During one of his reporting trips to the border between southern California and Mexico, San Diego correspondent and Immigration team leader Elliot Spagat was struck by the number of migrants crossing the border who originated not from Mexico or even Central or South America, but from China.

While no stranger to meeting asylum-seekers from around the world along the border, Spagat quickly recognized a notable shift. A close look at Customs and Border Patrol numbers would confirm a nearly seven-fold increase in the number of Chinese migrants arrested by the agency compared to a year prior, with no sign of abating.

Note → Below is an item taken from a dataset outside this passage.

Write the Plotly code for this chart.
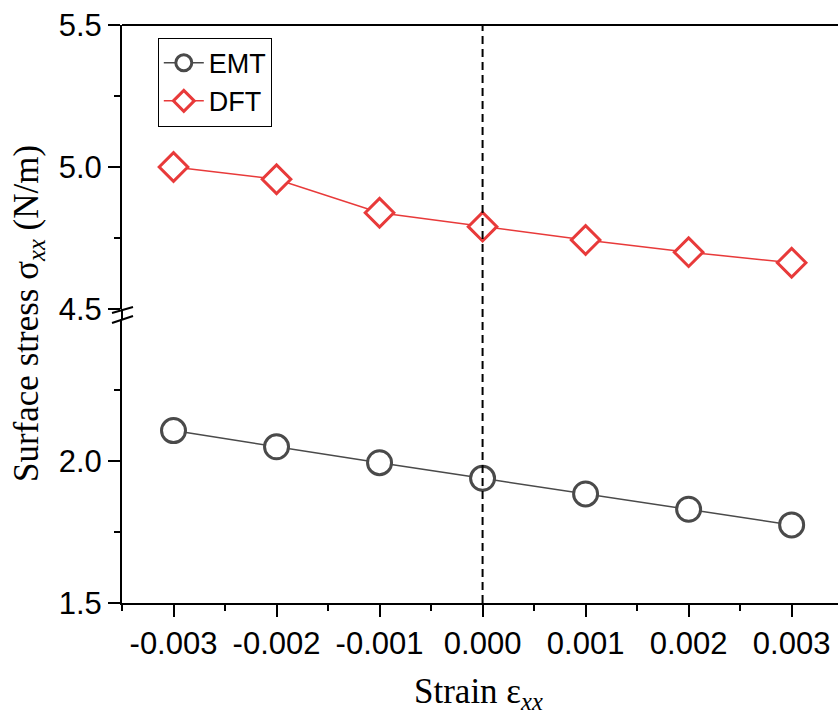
import plotly.graph_objects as go

# ---- data ----
strain = [-0.003, -0.002, -0.001, 0.000, 0.001, 0.002, 0.003]
emt_stress = [2.107, 2.050, 1.994, 1.939, 1.884, 1.830, 1.775]
dft_stress = [5.000, 4.957, 4.839, 4.790, 4.743, 4.700, 4.663]
x_tickvals = [-0.003, -0.002, -0.001, 0.000, 0.001, 0.002, 0.003]
x_ticktext = ["-0.003", "-0.002", "-0.001", "0.000", "0.001", "0.002", "0.003"]
y_low_ticks = [1.5, 2.0]
y_low_text = ["1.5", "2.0"]
y_high_ticks = [4.5, 5.0, 5.5]
y_high_text = ["4.5", "5.0", "5.5"]

GRAY = "#4a4a4a"
RED = "#e83a3a"
TICKFONT = dict(family="Liberation Sans, Arial", size=31, color="black")

fig = go.Figure()
fig.add_trace(go.Scatter(
    x=strain, y=emt_stress, name="EMT", mode="lines+markers", yaxis="y",
    line=dict(color=GRAY, width=1.5),
    marker=dict(symbol="circle", size=24, color="white", line=dict(color=GRAY, width=3)),
))
fig.add_trace(go.Scatter(
    x=strain, y=dft_stress, name="DFT", mode="lines+markers", yaxis="y2",
    line=dict(color=RED, width=1.5),
    marker=dict(symbol="diamond", size=22, color="white", line=dict(color=RED, width=3)),
))

low_top = 284 / 578
high_bot = 294 / 578

fig.update_layout(
    width=838, height=718,
    margin=dict(l=122, r=0, t=25, b=115),
    paper_bgcolor="white", plot_bgcolor="white",
    showlegend=True,
    legend=dict(
        x=0.05, y=0.978, xanchor="left", yanchor="top",
        bordercolor="black", borderwidth=1, bgcolor="white",
        font=dict(family="Liberation Sans, Arial", size=27, color="black"),
        tracegroupgap=0, itemwidth=40,
    ),
    xaxis=dict(
        range=[-0.0035, 0.00345], anchor="y",
        tickvals=x_tickvals, ticktext=x_ticktext,
        ticks="outside", ticklen=12, tickwidth=2, tickcolor="black",
        showline=True, linewidth=2, linecolor="black",
        showgrid=False, zeroline=False, tickfont=TICKFONT,
        minor=dict(dtick=0.0005, tick0=0, ticks="outside", ticklen=6, tickwidth=2, tickcolor="black", showgrid=False),
    ),
    yaxis=dict(
        domain=[0, low_top], range=[1.5, 2.5], anchor="x",
        tickvals=y_low_ticks, ticktext=y_low_text,
        ticks="outside", ticklen=12, tickwidth=2, tickcolor="black",
        showline=True, linewidth=2, linecolor="black",
        showgrid=False, zeroline=False, tickfont=TICKFONT,
        minor=dict(tickvals=[1.75, 2.25], ticks="outside", ticklen=6, tickwidth=2, tickcolor="black", showgrid=False),
    ),
    yaxis2=dict(
        domain=[high_bot, 1], range=[4.5, 5.5], anchor="x",
        tickvals=y_high_ticks, ticktext=y_high_text,
        ticks="outside", ticklen=12, tickwidth=2, tickcolor="black",
        showline=True, linewidth=2, linecolor="black",
        showgrid=False, zeroline=False, tickfont=TICKFONT,
        minor=dict(tickvals=[4.75, 5.25], ticks="outside", ticklen=6, tickwidth=2, tickcolor="black", showgrid=False),
    ),
)

shapes = [
    # dashed zero-strain line
    dict(type="line", xref="x", yref="paper", x0=0, x1=0, y0=0, y1=1,
         line=dict(color="black", width=2, dash="8px,5px"), layer="above"),
    # top frame line
    dict(type="line", xref="paper", yref="paper", x0=0, x1=1, y0=1, y1=1,
         line=dict(color="black", width=2)),
    # left spine through the break
    dict(type="line", xref="paper", yref="paper", x0=0, x1=0, y0=low_top, y1=high_bot,
         line=dict(color="black", width=2)),
    # break marks
    dict(type="line", xref="paper", yref="paper", x0=-10/716, x1=11/716,
         y0=(603-313)/578, y1=(603-307)/578, line=dict(color="black", width=2)),
    dict(type="line", xref="paper", yref="paper", x0=-10/716, x1=11/716,
         y0=(603-323)/578, y1=(603-316)/578, line=dict(color="black", width=2)),
]
fig.update_layout(shapes=shapes)

fig.add_annotation(
    text="Surface stress σ<sub><i>xx</i></sub> (N/m)", textangle=-90,
    xref="paper", yref="paper", x=(28-122)/716, y=0.5,
    xanchor="center", yanchor="middle", showarrow=False,
    font=dict(family="Liberation Serif, Times New Roman", size=35, color="black"),
)
fig.add_annotation(
    text="Strain ε<sub><i>xx</i></sub>",
    xref="paper", yref="paper", x=(478-122)/716, y=-(693-603)/578,
    xanchor="center", yanchor="middle", showarrow=False,
    font=dict(family="Liberation Serif, Times New Roman", size=35, color="black"),
)

fig.write_html("out.html")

Spagat reached out to colleagues in Asia who helpfully connected him with someone closer to home, Asian Affairs correspondent Didi Tang in Washington. Tang eagerly jumped in with fascinating context about the influx, the economic reasons behind it and the perilous journey migrants were choosing via the increasingly popular Darien Gap.

Tang quickly offered interviews, translation and additional reporting that gave the globe-spanning context behind the numbers. Spagat returned to the border for additional interviews that would allow him and Tang to do what makes AP’s immigration reporting among the best — center on the voices and people behind the statistics. Putting faces and places to those voices were San Diego photographer Greg Bull and Los Angeles video journalist Eugene Garcia. Bull accompanied Spagat out of San Diego, but he and Garcia knew one more trip to a remote crossing further east would be worth their time. It allowed them to show the story in full and guarantee a complete all-formats endeavor that took final shape with the guiding hand of Amy Shafer, a U.S. desk editor and fellow on the Top Stories Hub.

In the day after it moved, the story continued to command a 90 engagement on APNews, while the customer-ready video was AP’s fourth most downloaded. The newsroom-ready video garnered nearly 40 downloads on day one.

The main story has been run by outlets large and small across the U.S. in the day since it moved, in many cases alongside accompanying the accompanying “takeaways.” Bull’s stark border wall photo of a group of Chinese migrants, including a young child, after crossing into the U.S., showed up alongside most of the text stories.

For shining a light both on a new influx at the border and the factors in China driving this migration, Spagat, Tang, Bull and Garcia are Best of the Week — Second Winner.